Há uma senhora que mora na minha padaria. Digo que mora na minha padaria
porque, seja qual for a hora a que eu lá vá - oito, onze, meio-dia,
quatro ou seis da tarde -, ela está lá, na mesa do canto, ao lado do
balcão, quem vai para os lavabos. É exactamente para esse endereço que
as Finanças lhe mandam as contas dos impostos: Dona Fulana de Tal, Mesa
do Canto Ao Lado Do Balcão Quem Vai Para Os Lavabos, 4450-275
Matosinhos.
As padarias hoje em dia são tudo: café, salão de chá, pastelaria,
cervejaria, restaurante, casa de pasto, tasco, pensão, centro de
convívio, sociedade recreativa, quiosque, tabacaria, meeting point,
posto de turismo, guiché de informações variadas.

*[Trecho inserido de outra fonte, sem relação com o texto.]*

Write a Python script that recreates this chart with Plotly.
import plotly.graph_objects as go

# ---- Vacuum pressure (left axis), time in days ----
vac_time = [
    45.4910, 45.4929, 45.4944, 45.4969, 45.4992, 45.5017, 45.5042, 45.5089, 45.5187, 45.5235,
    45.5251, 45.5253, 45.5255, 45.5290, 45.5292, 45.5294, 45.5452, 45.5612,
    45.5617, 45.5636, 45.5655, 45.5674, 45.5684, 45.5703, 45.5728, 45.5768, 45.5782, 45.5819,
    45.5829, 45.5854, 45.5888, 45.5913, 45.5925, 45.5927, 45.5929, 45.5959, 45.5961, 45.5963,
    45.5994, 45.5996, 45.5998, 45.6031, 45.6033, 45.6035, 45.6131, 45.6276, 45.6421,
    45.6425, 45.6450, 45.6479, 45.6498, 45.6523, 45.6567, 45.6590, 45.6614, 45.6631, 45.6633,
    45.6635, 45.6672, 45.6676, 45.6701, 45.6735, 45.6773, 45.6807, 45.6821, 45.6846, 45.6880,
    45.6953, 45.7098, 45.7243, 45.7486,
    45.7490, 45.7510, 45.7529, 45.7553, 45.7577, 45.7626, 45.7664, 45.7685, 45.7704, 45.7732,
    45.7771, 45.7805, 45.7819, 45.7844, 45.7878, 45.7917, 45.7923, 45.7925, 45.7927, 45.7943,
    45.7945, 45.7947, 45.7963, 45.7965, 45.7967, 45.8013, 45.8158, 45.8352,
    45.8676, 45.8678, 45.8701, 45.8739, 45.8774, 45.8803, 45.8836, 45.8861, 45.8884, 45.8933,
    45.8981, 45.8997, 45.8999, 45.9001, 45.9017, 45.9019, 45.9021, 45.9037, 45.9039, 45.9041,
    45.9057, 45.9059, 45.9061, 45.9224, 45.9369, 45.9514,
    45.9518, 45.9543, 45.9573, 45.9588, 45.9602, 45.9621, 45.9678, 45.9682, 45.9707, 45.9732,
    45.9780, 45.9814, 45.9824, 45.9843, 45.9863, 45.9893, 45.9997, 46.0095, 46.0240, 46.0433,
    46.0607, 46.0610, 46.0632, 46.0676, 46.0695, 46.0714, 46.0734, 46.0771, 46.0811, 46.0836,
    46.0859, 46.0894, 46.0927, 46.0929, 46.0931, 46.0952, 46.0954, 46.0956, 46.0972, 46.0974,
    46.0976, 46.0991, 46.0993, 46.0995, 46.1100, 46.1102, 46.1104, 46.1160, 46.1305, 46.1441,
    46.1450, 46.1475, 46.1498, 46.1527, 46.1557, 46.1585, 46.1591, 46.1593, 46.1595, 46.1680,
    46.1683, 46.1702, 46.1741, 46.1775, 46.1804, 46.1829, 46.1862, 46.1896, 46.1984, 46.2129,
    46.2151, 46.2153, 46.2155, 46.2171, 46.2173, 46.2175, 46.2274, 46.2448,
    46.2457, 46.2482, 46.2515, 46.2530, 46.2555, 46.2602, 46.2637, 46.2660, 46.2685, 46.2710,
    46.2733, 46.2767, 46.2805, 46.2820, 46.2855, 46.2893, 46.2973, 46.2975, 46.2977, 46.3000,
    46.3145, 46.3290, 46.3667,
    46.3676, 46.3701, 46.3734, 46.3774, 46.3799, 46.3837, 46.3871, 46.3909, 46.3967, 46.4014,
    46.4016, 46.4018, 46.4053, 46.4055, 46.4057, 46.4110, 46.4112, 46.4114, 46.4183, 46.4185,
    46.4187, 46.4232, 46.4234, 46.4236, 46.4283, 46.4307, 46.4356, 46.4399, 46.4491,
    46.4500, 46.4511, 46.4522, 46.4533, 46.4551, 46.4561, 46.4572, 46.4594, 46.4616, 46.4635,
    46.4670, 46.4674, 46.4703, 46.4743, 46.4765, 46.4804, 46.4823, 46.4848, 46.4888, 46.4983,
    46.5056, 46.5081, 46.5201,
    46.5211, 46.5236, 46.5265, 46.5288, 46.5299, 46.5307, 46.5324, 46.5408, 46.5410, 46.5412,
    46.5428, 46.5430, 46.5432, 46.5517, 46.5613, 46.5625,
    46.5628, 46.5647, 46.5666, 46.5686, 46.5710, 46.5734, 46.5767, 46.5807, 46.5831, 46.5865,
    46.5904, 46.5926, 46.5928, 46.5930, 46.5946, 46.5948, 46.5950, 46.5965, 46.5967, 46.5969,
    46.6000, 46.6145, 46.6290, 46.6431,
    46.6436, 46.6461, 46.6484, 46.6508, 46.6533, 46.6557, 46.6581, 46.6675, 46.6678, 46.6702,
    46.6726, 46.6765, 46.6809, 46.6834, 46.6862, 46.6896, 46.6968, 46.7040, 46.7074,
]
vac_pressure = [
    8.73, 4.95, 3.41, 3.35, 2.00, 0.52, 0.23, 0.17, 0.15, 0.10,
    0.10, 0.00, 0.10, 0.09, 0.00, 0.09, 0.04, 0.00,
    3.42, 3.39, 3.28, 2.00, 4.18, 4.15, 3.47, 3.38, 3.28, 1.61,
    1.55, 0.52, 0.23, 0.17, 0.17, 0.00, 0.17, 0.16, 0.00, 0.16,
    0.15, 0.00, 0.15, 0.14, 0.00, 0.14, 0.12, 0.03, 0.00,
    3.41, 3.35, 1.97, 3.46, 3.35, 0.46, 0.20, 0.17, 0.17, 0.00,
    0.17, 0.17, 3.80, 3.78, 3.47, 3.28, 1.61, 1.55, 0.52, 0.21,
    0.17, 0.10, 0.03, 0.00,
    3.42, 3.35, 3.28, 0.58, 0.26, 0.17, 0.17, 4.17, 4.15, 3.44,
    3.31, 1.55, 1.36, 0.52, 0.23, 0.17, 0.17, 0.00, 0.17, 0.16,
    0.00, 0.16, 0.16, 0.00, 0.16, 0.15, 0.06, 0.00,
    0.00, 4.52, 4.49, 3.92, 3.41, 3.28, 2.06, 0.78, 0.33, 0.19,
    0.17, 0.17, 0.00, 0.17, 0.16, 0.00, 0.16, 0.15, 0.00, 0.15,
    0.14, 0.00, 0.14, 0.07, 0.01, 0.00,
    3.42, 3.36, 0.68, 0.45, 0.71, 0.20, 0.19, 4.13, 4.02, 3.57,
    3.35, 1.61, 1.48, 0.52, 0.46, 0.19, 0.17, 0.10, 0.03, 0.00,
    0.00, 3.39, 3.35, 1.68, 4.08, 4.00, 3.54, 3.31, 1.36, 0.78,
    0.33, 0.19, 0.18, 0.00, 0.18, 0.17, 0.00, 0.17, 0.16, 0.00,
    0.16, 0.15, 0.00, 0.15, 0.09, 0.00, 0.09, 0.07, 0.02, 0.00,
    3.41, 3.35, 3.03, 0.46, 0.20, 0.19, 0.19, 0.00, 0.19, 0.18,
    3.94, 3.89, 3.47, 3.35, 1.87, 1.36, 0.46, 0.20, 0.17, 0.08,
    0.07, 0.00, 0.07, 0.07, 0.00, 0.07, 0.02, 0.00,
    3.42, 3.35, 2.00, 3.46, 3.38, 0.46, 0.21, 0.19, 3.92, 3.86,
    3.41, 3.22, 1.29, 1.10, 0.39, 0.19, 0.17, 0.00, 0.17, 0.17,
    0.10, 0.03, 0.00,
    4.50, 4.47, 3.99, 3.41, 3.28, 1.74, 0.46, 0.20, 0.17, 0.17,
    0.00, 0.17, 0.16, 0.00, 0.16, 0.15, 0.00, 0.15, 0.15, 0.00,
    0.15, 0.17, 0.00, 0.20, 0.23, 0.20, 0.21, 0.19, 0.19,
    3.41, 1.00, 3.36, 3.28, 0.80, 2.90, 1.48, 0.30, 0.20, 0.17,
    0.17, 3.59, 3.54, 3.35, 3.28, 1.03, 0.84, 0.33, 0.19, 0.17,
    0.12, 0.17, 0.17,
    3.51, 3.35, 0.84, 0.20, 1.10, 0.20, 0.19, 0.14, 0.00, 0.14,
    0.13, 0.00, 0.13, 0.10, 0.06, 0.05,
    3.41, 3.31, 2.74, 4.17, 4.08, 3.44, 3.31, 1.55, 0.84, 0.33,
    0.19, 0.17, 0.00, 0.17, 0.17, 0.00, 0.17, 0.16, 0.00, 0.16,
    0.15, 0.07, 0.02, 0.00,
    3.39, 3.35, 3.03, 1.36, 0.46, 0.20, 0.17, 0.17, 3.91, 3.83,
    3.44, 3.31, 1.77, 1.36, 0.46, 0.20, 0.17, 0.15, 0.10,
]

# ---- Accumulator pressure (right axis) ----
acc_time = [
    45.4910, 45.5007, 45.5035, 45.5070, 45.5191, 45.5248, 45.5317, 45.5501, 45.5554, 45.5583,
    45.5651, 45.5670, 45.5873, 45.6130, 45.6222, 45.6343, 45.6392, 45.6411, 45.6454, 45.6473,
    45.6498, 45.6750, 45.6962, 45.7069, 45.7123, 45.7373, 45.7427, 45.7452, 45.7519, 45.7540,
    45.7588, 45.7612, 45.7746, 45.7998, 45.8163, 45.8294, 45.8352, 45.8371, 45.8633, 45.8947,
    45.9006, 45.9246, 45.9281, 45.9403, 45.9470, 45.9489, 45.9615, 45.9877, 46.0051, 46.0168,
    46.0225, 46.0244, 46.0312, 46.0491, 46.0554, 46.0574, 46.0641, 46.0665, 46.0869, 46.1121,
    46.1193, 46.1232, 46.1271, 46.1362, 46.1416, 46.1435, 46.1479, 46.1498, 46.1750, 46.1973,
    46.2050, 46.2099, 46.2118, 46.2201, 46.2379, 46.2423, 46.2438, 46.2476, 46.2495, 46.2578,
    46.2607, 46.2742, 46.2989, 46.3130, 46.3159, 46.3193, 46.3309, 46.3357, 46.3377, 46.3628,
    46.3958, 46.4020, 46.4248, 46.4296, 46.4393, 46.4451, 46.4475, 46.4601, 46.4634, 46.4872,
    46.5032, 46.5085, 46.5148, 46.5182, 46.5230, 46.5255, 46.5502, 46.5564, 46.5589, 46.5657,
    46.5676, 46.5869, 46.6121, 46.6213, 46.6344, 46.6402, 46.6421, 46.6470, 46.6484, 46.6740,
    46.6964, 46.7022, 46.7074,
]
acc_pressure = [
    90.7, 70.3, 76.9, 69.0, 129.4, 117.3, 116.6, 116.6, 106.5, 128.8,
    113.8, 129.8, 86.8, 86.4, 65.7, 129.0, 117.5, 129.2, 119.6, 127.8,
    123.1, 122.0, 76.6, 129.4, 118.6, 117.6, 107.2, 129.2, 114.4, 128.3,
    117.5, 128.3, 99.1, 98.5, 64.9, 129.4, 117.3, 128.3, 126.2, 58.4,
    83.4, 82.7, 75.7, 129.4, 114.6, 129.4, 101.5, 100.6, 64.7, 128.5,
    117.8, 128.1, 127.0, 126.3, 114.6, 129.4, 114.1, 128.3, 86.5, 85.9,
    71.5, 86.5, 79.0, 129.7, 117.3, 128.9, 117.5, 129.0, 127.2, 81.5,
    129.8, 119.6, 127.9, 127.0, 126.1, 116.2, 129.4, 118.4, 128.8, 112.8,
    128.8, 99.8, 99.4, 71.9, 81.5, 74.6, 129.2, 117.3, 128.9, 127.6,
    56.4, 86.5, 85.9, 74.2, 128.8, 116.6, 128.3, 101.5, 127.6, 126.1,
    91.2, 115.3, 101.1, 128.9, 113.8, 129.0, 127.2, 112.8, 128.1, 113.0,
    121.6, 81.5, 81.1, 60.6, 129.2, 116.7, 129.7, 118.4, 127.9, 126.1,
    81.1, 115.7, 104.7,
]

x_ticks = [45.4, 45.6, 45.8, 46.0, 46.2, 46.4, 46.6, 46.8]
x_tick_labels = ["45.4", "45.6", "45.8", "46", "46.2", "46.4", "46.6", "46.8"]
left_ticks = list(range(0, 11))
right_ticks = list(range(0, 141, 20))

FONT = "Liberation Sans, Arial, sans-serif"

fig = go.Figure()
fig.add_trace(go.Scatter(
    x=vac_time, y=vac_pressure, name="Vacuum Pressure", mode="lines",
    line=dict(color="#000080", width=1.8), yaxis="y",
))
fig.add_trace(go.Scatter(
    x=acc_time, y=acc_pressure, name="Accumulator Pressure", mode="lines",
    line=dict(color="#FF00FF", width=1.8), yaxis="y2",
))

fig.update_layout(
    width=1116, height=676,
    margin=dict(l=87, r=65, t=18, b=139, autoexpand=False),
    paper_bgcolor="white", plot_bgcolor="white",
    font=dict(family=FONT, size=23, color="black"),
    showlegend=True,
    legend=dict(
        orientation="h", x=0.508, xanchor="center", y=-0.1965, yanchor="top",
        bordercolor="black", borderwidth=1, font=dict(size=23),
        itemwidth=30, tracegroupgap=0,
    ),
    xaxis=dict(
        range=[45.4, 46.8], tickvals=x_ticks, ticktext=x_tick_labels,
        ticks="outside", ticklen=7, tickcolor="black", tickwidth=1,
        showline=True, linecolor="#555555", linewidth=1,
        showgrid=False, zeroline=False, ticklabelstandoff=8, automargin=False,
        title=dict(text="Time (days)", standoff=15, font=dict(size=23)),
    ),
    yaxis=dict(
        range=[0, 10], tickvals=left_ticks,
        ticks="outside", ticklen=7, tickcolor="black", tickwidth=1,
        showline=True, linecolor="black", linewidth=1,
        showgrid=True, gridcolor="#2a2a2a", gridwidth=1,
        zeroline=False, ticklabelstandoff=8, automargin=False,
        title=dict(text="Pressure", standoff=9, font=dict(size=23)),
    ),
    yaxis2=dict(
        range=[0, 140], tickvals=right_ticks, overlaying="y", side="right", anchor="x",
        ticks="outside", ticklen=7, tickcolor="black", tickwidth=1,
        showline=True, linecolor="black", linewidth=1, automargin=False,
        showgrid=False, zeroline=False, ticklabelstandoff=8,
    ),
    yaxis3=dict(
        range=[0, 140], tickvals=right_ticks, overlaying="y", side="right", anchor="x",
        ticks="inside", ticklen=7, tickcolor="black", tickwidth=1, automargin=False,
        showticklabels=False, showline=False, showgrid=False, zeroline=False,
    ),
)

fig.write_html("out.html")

E vendem de tudo, até
pão, o que é curioso. São os tempos que correm: o meu talho também
vende ovos, azeite, queijo, vinho, peixe congelado, feijão, ananás e
pêssego enlatados. E a minha farmácia tem sempre a hortaliça mais fresca
aqui da zona.
Sendo tudo, a minha padaria tem televisão e, portanto, milhões de
opiniões. A campeona do palpite é a cliente residente, cuja, para mal
dos meus pecados, padece de uma voz agreste e guinchada uma oitava acima
como se fosse o Bruno de Carvalho mas ao contrário. Nunca a apanhei
calada...
"Não. O meu filho não gosta de andar!...", anunciava um destes dias a
senhora que mora na minha padaria. "Podes ter gosto", dizia eu cá para
mim. "Um marmanjo com mais de trinta anos e que não gosta de andar. Está
bem, Alfreda! Até eu ando, até eu me rendi à caminhada, e que bem que
me faz...", continuei com os meus botões.

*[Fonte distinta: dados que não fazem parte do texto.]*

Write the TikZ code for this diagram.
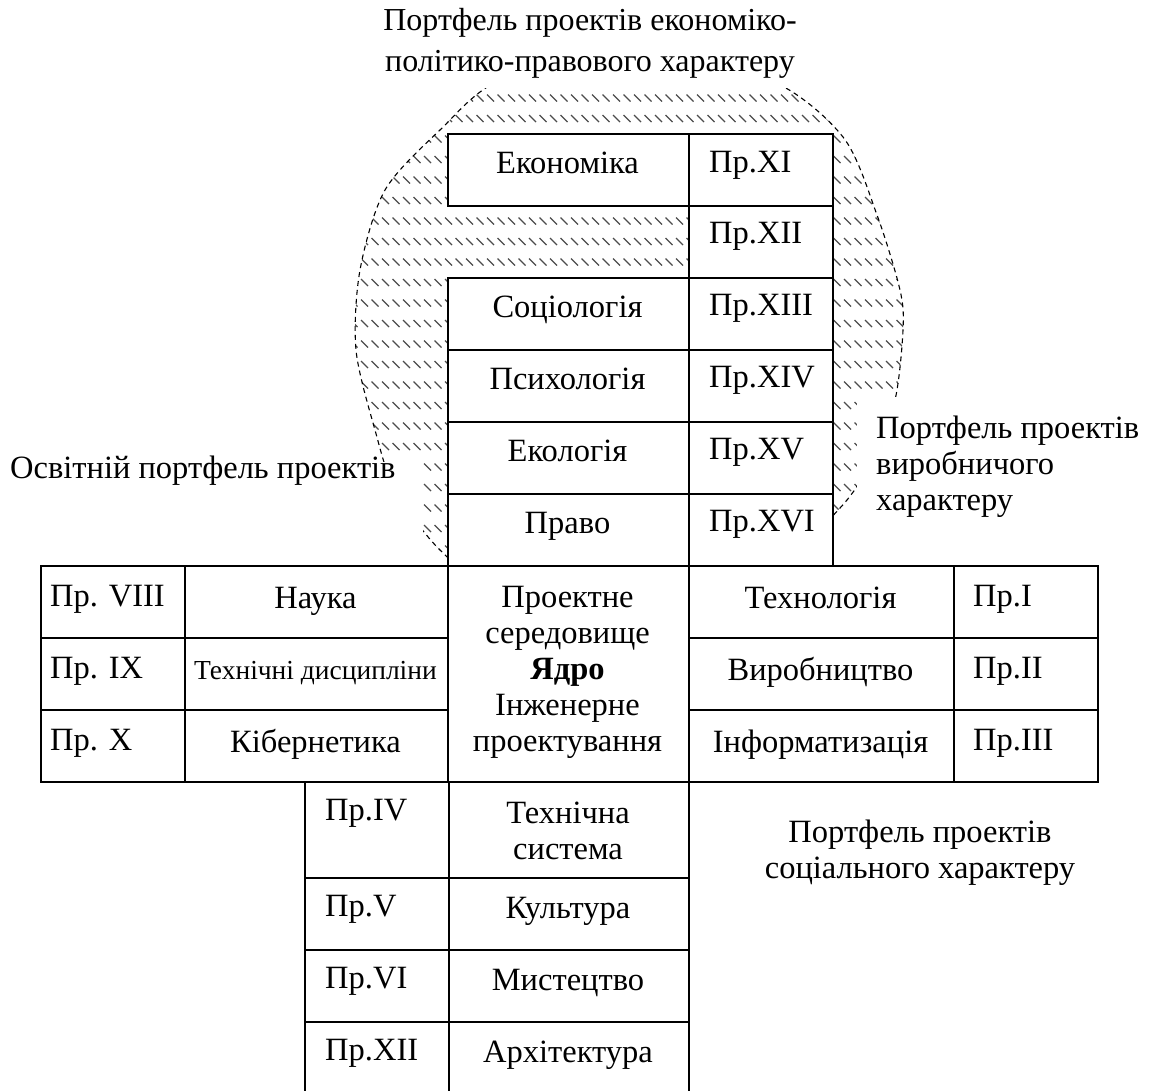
\documentclass[tikz,border=0pt]{standalone}
\usepackage{fontspec}
\setmainfont{Liberation Serif}
\begin{document}
\begin{tikzpicture}[x=1pt, y=-1pt,
  cell/.style={draw, line width=2pt, fill=white, inner sep=0pt, anchor=north west},
  main/.style={font=\fontsize{32.5}{36}\selectfont, inner sep=0pt, anchor=base},
  num/.style={font=\fontsize{32.5}{36}\selectfont, inner sep=0pt, anchor=base west},
  note/.style={font=\fontsize{32.5}{36}\selectfont, inner sep=0pt},
  cover/.style={fill=white, inner sep=0pt, anchor=north west},
  hatch/.style={draw=black!70, line width=1.2pt},
  rim/.style={draw=black, line width=1.1pt, dash pattern=on 5pt off 4pt}
]
\useasboundingbox (0,0) rectangle (1153,1090);
\clip (0,0) rectangle (1153,1090);

% outline of the hatched zone
\def\rimpath{plot[smooth cycle] coordinates {(628,45) (770,80) (843,137) (877,215)
  (900,290) (903,330) (895,400) (872,460) (840,508) (760,580) (628,612) (500,592)
  (440,550) (395,490) (375,430) (356,350) (360,270) (385,190) (440,130) (500,80)}}

% hatched zone: rows of short diagonal strokes, 20.5 apart
\begin{scope}
  \clip \rimpath;
  \foreach \k in {0,...,30} {
    \pgfmathsetmacro\y{36.5+20.5*\k}
    \draw[hatch] \foreach \x in {340,350.5,...,925} {(\x,\y-3.5) -- ++(7,7)};
  }
\end{scope}
\draw[rim] \rimpath;

% white ground under the portfolio captions
\node[cover, minimum width=640, minimum height=88] (covTop) at (300,0) {};
\node[cover, minimum width=423, minimum height=110] (covLeft) at (0,462) {};
\node[cover, minimum width=296, minimum height=200] (covRight) at (857,397) {};

% upper column
\node[cell, minimum width=241, minimum height=72] (econ) at (447,133) {};
\node[cell, minimum width=144, minimum height=72] (p11) at (688,133) {};
\node[cell, minimum width=144, minimum height=72] (p12) at (688,205) {};
\node[cell, minimum width=241, minimum height=72] (soc) at (447,277) {};
\node[cell, minimum width=144, minimum height=72] (p13) at (688,277) {};
\node[cell, minimum width=241, minimum height=72] (psy) at (447,349) {};
\node[cell, minimum width=144, minimum height=72] (p14) at (688,349) {};
\node[cell, minimum width=241, minimum height=72] (eco) at (447,421) {};
\node[cell, minimum width=144, minimum height=72] (p15) at (688,421) {};
\node[cell, minimum width=241, minimum height=72] (law) at (447,493) {};
\node[cell, minimum width=144, minimum height=72] (p16) at (688,493) {};

% middle band
\node[cell, minimum width=144, minimum height=72] (p8) at (40,565) {};
\node[cell, minimum width=263, minimum height=72] (sci) at (184,565) {};
\node[cell, minimum width=144, minimum height=72] (p9) at (40,637) {};
\node[cell, minimum width=263, minimum height=72] (tdis) at (184,637) {};
\node[cell, minimum width=144, minimum height=72] (p10) at (40,709) {};
\node[cell, minimum width=263, minimum height=72] (cyb) at (184,709) {};
\node[cell, minimum width=241, minimum height=216] (core) at (447,565) {};
\node[cell, minimum width=265, minimum height=72] (techn) at (688,565) {};
\node[cell, minimum width=144, minimum height=72] (p1) at (953,565) {};
\node[cell, minimum width=265, minimum height=72] (prod) at (688,637) {};
\node[cell, minimum width=144, minimum height=72] (p2) at (953,637) {};
\node[cell, minimum width=265, minimum height=72] (inf) at (688,709) {};
\node[cell, minimum width=144, minimum height=72] (p3) at (953,709) {};

% lower column
\node[cell, minimum width=144, minimum height=96] (p4) at (304,781) {};
\node[cell, minimum width=240, minimum height=96] (tsys) at (448,781) {};
\node[cell, minimum width=144, minimum height=72] (p5) at (304,877) {};
\node[cell, minimum width=240, minimum height=72] (cult) at (448,877) {};
\node[cell, minimum width=144, minimum height=72] (p6) at (304,949) {};
\node[cell, minimum width=240, minimum height=72] (art) at (448,949) {};
\node[cell, minimum width=144, minimum height=90] (p12b) at (304,1021) {};
\node[cell, minimum width=240, minimum height=90] (arch) at (448,1021) {};

% texts of the upper column
\node[main] (tEcon) at (567.5,173) {Економіка};
\node[num] (tP11) at (709,172) {Пр.XI};
\node[num] (tP12) at (709,243) {Пр.XII};
\node[main] (tSoc) at (567.5,317) {Соціологія};
\node[num] (tP13) at (709,315) {Пр.XIII};
\node[main] (tPsy) at (567.5,389) {Психологія};
\node[num] (tP14) at (709,387) {Пр.XIV};
\node[main] (tEco) at (567.5,461) {Екологія};
\node[num] (tP15) at (709,459) {Пр.XV};
\node[main] (tLaw) at (567.5,533) {Право};
\node[num] (tP16) at (709,531) {Пр.XVI};

% texts of the middle band
\node[num] (tP8) at (50,606) {Пр. VIII};
\node[main] (tSci) at (315.5,608) {Наука};
\node[num] (tP9) at (50,678) {Пр. IX};
\node[main, font=\fontsize{27.5}{31}\selectfont] (tTdis) at (315.5,679) {Технічні дисципліни};
\node[num] (tP10) at (50,750) {Пр. X};
\node[main] (tCyb) at (315.5,752) {Кібернетика};
\node[note, align=center] (tCore) at (567.5,672)
  {Проектне\\середовище\\\textbf{Ядро}\\Інженерне\\проектування};
\node[main] (tTechn) at (820.5,608) {Технологія};
\node[num] (tP1) at (973,606) {Пр.I};
\node[main] (tProd) at (820.5,680) {Виробництво};
\node[num] (tP2) at (973,678) {Пр.II};
\node[main] (tInf) at (820.5,752) {Інформатизація};
\node[num] (tP3) at (973,750) {Пр.III};

% texts of the lower column
\node[num] (tP4) at (325,820) {Пр.IV};
\node[note, align=center] (tTsys) at (568,831) {Технічна\\система};
\node[num] (tP5) at (325,916) {Пр.V};
\node[main] (tCult) at (568,918) {Культура};
\node[num] (tP6) at (325,988) {Пр.VI};
\node[main] (tArt) at (568,990) {Мистецтво};
\node[num] (tP12b) at (325,1060) {Пр.XII};
\node[main] (tArch) at (568,1062) {Архітектура};

% portfolio captions
\node[note, align=center, font=\fontsize{32}{41}\selectfont] (capTop) at (590,43)
  {Портфель проектів економіко-\\політико-правового характеру};
\node[num] (capLeft) at (10,478) {Освітній портфель проектів};
\node[note, align=left, anchor=west] (capRight) at (876,466.5)
  {Портфель проектів\\виробничого\\характеру};
\node[note, align=center] (capSoc) at (920,853)
  {Портфель проектів\\соціального характеру};
\end{tikzpicture}
\end{document}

Mas ela insistia, parecia tola a mulher, cheia de orgulho no calaceiro: -
O meu filho não gosta de andar. Não. Não gosta de andar...
"Ai que caralho!", ia eu pensar, quando a senhora que mora na minha
padaria: - Não gosta de andar. Uma casa, nem que fosse pequenina, mas
com tudo, ele preferia. Uma casinha. Andar, não!